Paul urged the Corinthians to "strive for the spiritual gifts and especially that you may prophesy. . . . Those who prophesy build up the Church" (14.1, 4). Paul seems to be speaking of a form of prophecy that is akin to words of encouragement to the community or its members. This is quite different from the Old Testament prophets who often chastised a sinful people and described their visions of a future messianic age.
Jesus healed the sick and he empowered the apostles to do the same. "Cure the sick, raise the dead, cleanse the lepers, cast out demons," he said while commissioning the apostles (Matthew 10.8).
Today, the notion that baptized Christians are to perform miraculous healings as a matter of course seems far-fetched. Yet Jesus seemed to make it an integral part of our call.
Healings point to the new creation where everything will be made whole. They point to the reality that the Christian faith is not so much about saving souls as about restoring creation, including humanity, to the fullness of life that existed in Eden.
Tongues, prophesies and healings are eschatological signs - they embody and point toward the fullness of God's kingdom that will come at the end of time. Without those signs evident in our churches our witness is less than it might be.
The outpouring of these signs, says Capuchin Father Raniero Cantalamessa, "is not an event in and of itself but rather the beginning of a journey whose aim is the profound renewal of life in the Church" (Sober Intoxification of the Church, p. 38).

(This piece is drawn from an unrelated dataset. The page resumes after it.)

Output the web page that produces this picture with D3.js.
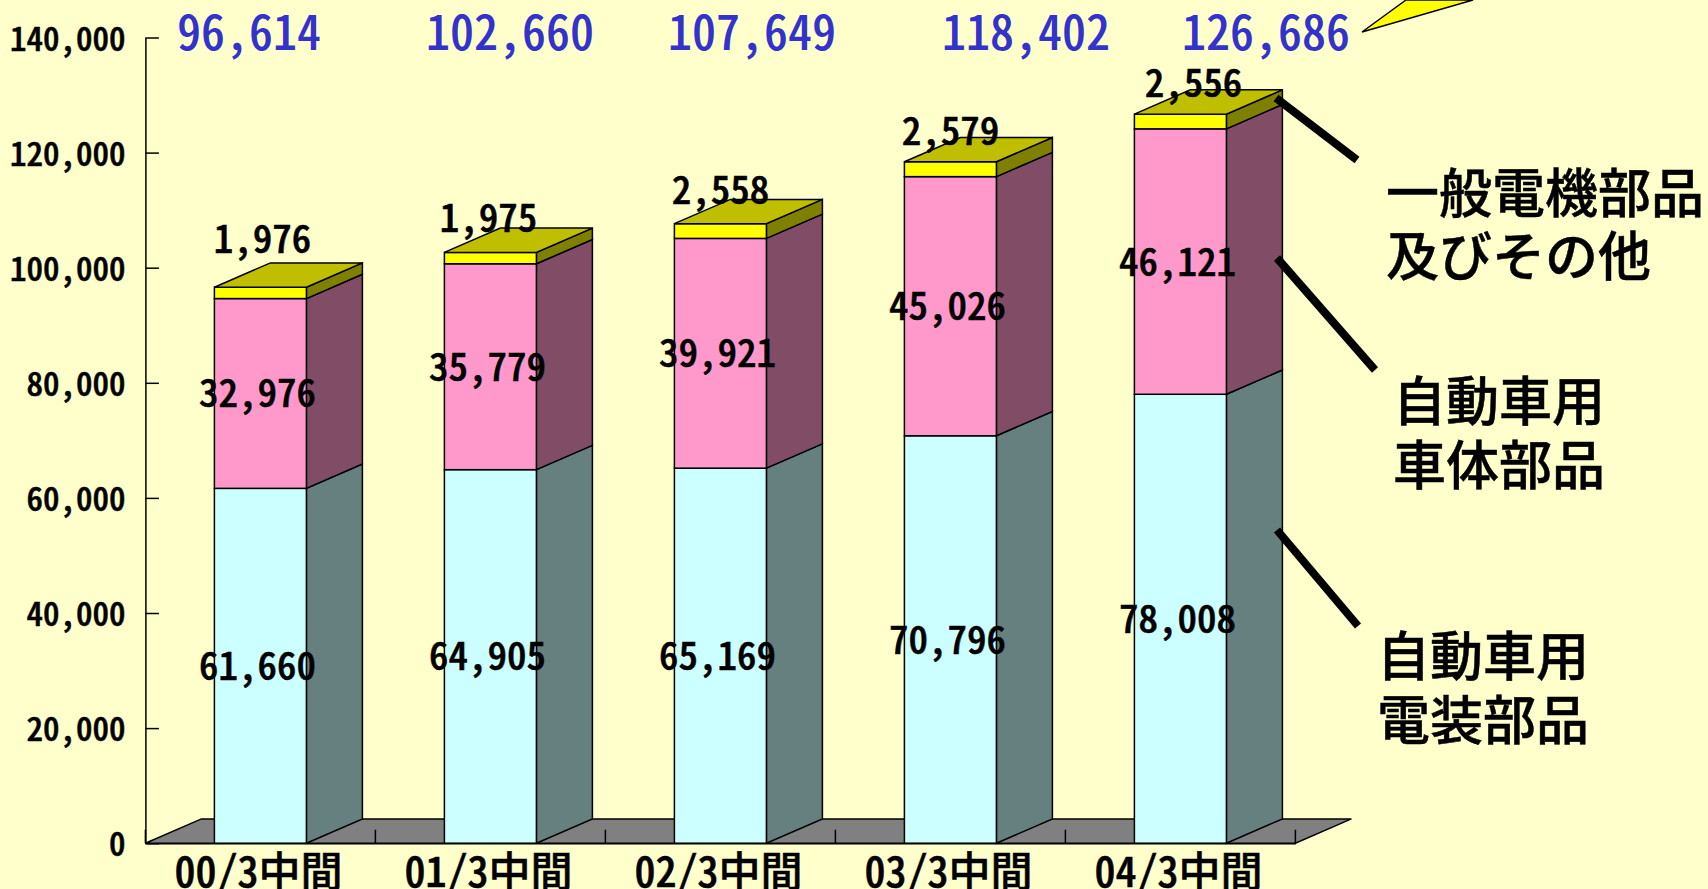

Moreover, such an outpouring is outside the sacramental structure which is the normal source of grace in the Church. Where once the charisms were closely linked with Baptism, today they often appear as spontaneous events in lay-led renewal organizations.

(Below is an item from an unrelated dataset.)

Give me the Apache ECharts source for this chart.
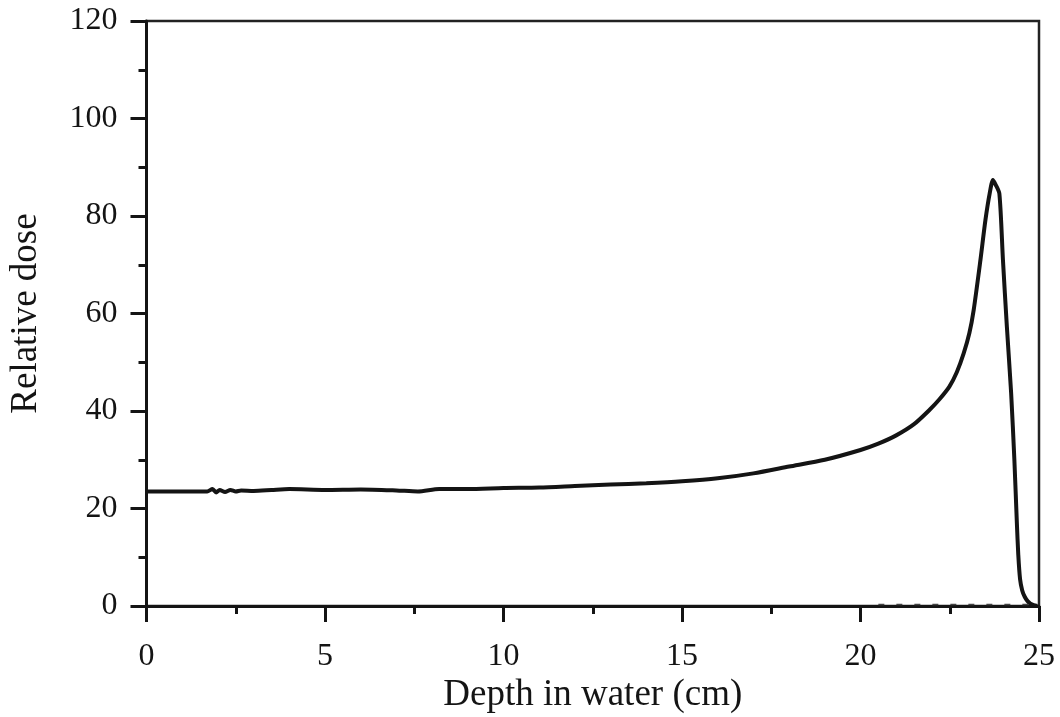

While we should strive to share in this power of the Holy Spirit, St. Paul throws us a curveball. We can see the power of God in healings; we can also see it where there is no healing. In praying for his own healing, Paul received this word from the Lord: "My grace is sufficient for you, for power is made perfect in weakness" (2 Corinthians 12.9).
What a religion we have! We are told to strive for the higher gifts in order to witness to the kingdom. But if we do not receive those gifts then God's power is even more evident in our failure to receive them.